▶ _Requirements_: Only the lines from the start of the data through the line with "2015, 2016, 2017];" belong in the copy. Restate them word for word, minus the pictures.

Stored entries
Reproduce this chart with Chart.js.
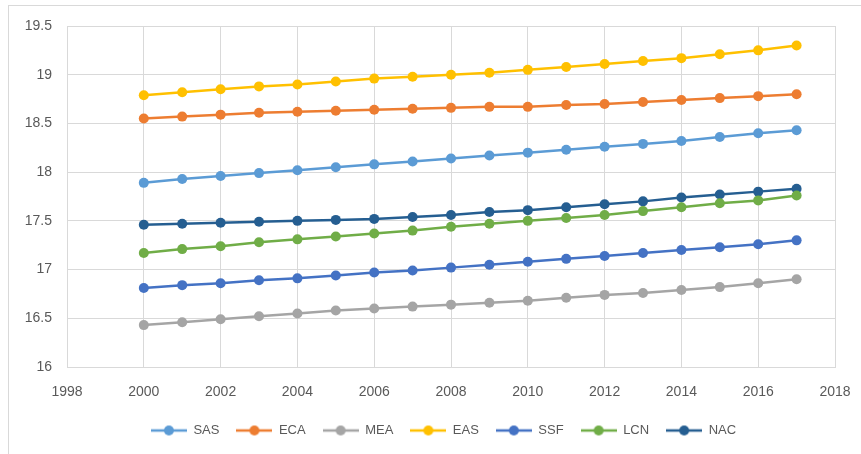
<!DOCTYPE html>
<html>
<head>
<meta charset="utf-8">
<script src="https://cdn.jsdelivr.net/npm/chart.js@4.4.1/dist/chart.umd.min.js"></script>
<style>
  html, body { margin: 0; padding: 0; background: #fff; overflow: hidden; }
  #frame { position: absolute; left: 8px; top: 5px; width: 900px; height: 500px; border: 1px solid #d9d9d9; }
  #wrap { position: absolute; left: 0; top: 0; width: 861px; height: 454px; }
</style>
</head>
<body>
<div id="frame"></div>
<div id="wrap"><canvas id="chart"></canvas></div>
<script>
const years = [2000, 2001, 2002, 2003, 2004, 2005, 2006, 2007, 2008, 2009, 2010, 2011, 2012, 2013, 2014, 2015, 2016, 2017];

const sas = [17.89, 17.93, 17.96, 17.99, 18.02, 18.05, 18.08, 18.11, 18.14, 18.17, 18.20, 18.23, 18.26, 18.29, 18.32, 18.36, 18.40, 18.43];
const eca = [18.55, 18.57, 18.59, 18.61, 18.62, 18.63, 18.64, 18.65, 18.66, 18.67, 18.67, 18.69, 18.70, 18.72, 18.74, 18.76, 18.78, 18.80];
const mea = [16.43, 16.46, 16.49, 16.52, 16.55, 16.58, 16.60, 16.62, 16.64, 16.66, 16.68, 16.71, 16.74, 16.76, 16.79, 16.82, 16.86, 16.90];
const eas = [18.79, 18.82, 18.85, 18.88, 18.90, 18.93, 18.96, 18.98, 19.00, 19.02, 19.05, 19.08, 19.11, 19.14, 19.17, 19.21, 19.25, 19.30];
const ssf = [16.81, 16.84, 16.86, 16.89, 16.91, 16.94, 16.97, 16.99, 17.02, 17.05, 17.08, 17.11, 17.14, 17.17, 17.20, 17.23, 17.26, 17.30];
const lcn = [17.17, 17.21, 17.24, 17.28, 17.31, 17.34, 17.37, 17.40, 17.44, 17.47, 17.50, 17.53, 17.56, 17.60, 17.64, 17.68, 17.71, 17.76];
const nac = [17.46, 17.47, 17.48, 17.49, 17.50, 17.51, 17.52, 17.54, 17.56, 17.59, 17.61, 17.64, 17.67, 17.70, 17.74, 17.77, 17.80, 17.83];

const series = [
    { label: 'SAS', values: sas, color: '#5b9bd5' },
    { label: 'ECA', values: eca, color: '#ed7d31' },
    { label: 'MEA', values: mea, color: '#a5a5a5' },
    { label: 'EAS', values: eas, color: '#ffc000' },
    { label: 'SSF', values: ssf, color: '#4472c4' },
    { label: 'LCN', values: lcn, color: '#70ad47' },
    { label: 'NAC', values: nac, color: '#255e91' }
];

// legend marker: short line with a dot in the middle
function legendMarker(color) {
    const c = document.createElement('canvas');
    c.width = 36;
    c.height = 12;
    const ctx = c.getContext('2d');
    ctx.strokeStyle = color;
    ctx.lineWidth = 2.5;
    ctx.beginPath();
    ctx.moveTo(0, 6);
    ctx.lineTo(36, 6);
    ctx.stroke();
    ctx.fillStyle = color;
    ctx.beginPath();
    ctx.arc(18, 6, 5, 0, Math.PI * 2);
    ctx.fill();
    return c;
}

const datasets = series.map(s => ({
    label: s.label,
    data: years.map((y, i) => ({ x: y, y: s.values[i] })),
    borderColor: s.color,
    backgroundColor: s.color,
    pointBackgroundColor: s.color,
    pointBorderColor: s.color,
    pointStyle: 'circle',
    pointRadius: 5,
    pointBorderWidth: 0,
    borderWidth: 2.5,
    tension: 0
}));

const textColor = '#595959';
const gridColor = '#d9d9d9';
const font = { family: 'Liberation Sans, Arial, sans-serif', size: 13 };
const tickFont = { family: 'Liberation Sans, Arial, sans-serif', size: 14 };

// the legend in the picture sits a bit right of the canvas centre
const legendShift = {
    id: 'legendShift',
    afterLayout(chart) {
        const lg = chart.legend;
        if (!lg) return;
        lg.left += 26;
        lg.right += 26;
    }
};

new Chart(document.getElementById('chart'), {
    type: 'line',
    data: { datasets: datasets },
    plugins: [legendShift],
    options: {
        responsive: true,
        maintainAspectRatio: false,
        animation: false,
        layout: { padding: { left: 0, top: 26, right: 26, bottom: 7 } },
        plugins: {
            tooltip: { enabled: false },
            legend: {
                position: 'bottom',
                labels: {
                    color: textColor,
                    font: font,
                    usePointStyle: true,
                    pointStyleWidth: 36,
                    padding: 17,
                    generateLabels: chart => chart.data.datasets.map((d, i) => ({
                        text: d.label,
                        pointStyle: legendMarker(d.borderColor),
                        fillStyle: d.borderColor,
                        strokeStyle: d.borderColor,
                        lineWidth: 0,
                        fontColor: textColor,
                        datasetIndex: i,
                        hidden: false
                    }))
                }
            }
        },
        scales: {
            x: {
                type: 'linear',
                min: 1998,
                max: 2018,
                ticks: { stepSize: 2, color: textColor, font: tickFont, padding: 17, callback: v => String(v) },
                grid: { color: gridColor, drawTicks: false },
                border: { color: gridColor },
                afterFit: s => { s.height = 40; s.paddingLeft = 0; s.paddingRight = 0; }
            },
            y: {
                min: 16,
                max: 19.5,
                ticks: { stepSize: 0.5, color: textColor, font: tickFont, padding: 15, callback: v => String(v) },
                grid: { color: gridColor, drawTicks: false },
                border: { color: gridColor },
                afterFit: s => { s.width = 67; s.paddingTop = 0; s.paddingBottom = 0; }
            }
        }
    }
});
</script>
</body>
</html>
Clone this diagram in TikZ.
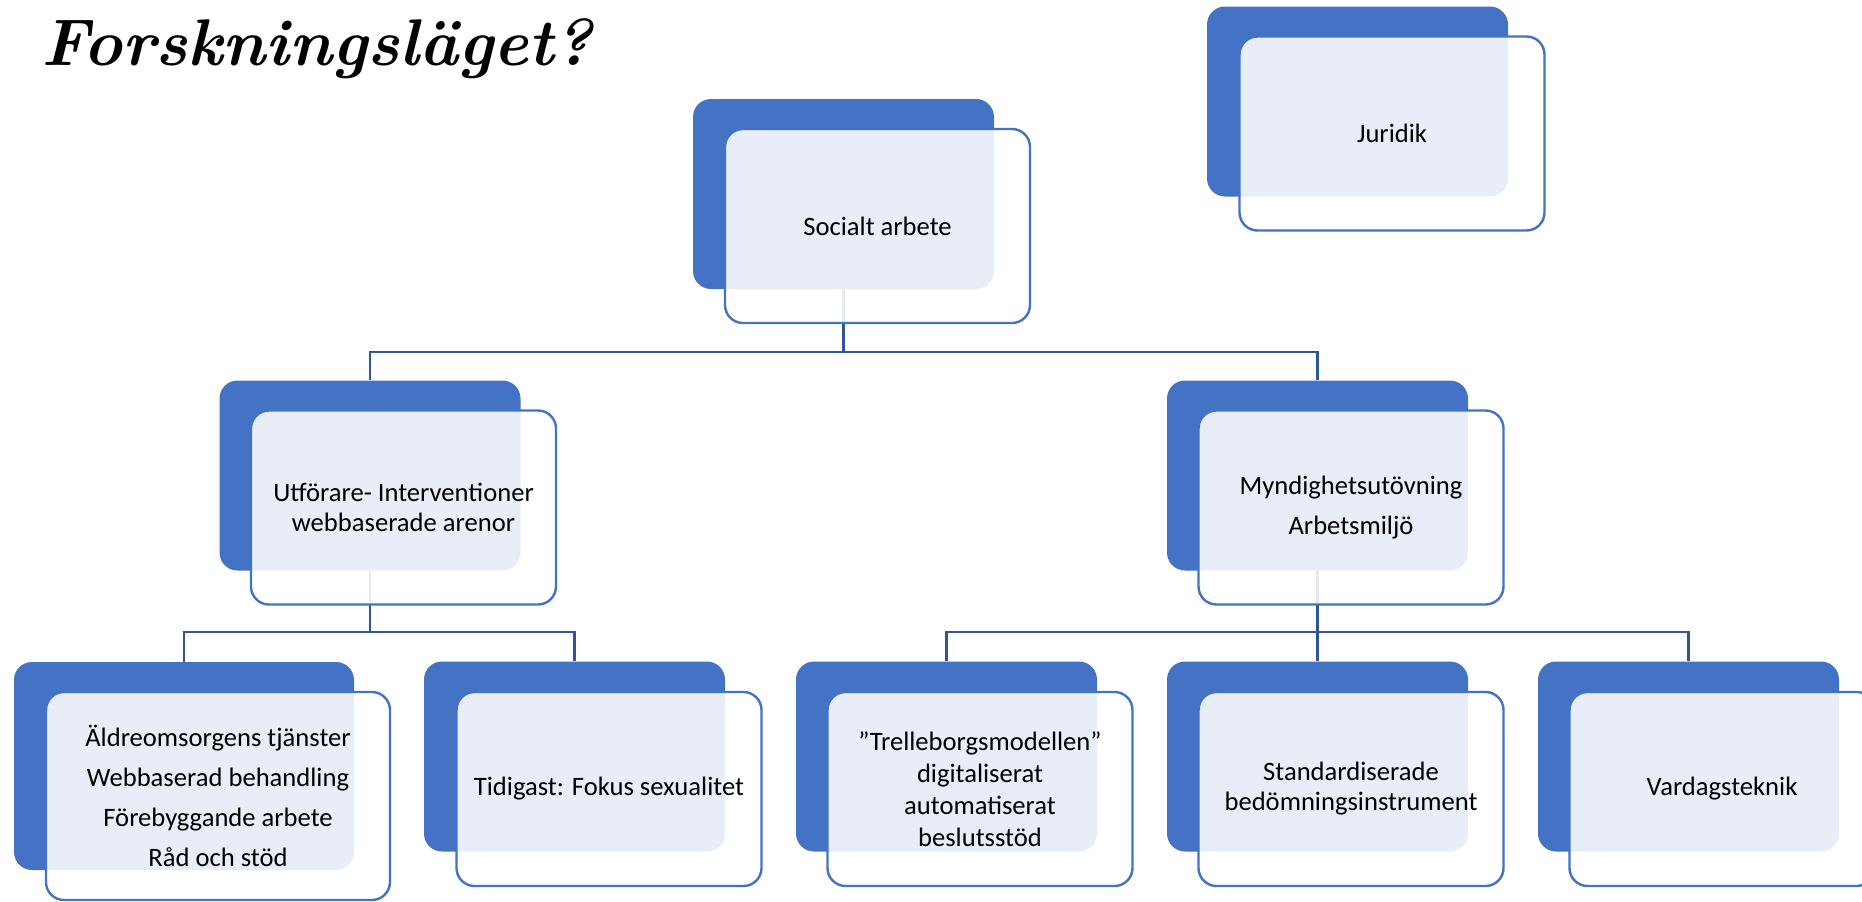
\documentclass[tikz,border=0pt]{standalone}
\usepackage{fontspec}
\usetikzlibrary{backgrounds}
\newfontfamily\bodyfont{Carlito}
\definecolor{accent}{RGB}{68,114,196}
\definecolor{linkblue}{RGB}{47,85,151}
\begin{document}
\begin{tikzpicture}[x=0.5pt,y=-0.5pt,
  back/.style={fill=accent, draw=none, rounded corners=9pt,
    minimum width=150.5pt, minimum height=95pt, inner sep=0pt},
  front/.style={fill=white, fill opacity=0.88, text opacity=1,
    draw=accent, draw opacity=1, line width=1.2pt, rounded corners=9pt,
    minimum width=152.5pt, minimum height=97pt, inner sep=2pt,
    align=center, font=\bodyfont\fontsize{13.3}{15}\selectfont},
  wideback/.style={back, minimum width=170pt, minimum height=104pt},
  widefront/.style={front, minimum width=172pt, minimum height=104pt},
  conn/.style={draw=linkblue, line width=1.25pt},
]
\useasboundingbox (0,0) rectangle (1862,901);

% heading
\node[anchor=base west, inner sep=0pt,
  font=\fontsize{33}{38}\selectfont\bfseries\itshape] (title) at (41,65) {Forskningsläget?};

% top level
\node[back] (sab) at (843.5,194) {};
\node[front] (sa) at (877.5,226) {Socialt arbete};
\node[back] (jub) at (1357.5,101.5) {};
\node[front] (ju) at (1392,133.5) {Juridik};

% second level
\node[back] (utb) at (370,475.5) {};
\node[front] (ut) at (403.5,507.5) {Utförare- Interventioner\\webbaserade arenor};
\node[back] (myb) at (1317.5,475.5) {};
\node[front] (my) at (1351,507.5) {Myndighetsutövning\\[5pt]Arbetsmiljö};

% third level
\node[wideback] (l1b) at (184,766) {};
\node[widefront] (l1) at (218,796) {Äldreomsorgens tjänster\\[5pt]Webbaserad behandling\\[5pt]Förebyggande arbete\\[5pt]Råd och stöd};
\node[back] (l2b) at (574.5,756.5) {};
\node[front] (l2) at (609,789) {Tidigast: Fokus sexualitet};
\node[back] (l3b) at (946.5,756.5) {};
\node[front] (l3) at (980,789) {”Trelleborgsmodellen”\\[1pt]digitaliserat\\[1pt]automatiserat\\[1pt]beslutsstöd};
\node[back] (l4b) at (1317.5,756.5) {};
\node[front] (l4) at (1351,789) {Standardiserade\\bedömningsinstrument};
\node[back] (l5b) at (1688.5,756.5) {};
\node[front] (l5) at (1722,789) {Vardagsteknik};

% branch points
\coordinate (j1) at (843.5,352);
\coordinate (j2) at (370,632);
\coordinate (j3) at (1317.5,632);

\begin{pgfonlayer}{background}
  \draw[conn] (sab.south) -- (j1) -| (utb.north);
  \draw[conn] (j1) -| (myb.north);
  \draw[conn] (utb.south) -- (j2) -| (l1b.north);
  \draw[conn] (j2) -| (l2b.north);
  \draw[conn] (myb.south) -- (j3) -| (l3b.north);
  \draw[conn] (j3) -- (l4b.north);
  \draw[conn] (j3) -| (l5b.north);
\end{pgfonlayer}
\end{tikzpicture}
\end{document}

▶ _Answer to this exercise_:
Reproduce this chart with Chart.js.
<!DOCTYPE html>
<html>
<head>
<meta charset="utf-8">
<script src="https://cdn.jsdelivr.net/npm/chart.js@4.4.1/dist/chart.umd.min.js"></script>
<style>
  html, body { margin: 0; padding: 0; background: #fff; overflow: hidden; }
  #frame { position: absolute; left: 8px; top: 5px; width: 900px; height: 500px; border: 1px solid #d9d9d9; }
  #wrap { position: absolute; left: 0; top: 0; width: 861px; height: 454px; }
</style>
</head>
<body>
<div id="frame"></div>
<div id="wrap"><canvas id="chart"></canvas></div>
<script>
const years = [2000, 2001, 2002, 2003, 2004, 2005, 2006, 2007, 2008, 2009, 2010, 2011, 2012, 2013, 2014, 2015, 2016, 2017];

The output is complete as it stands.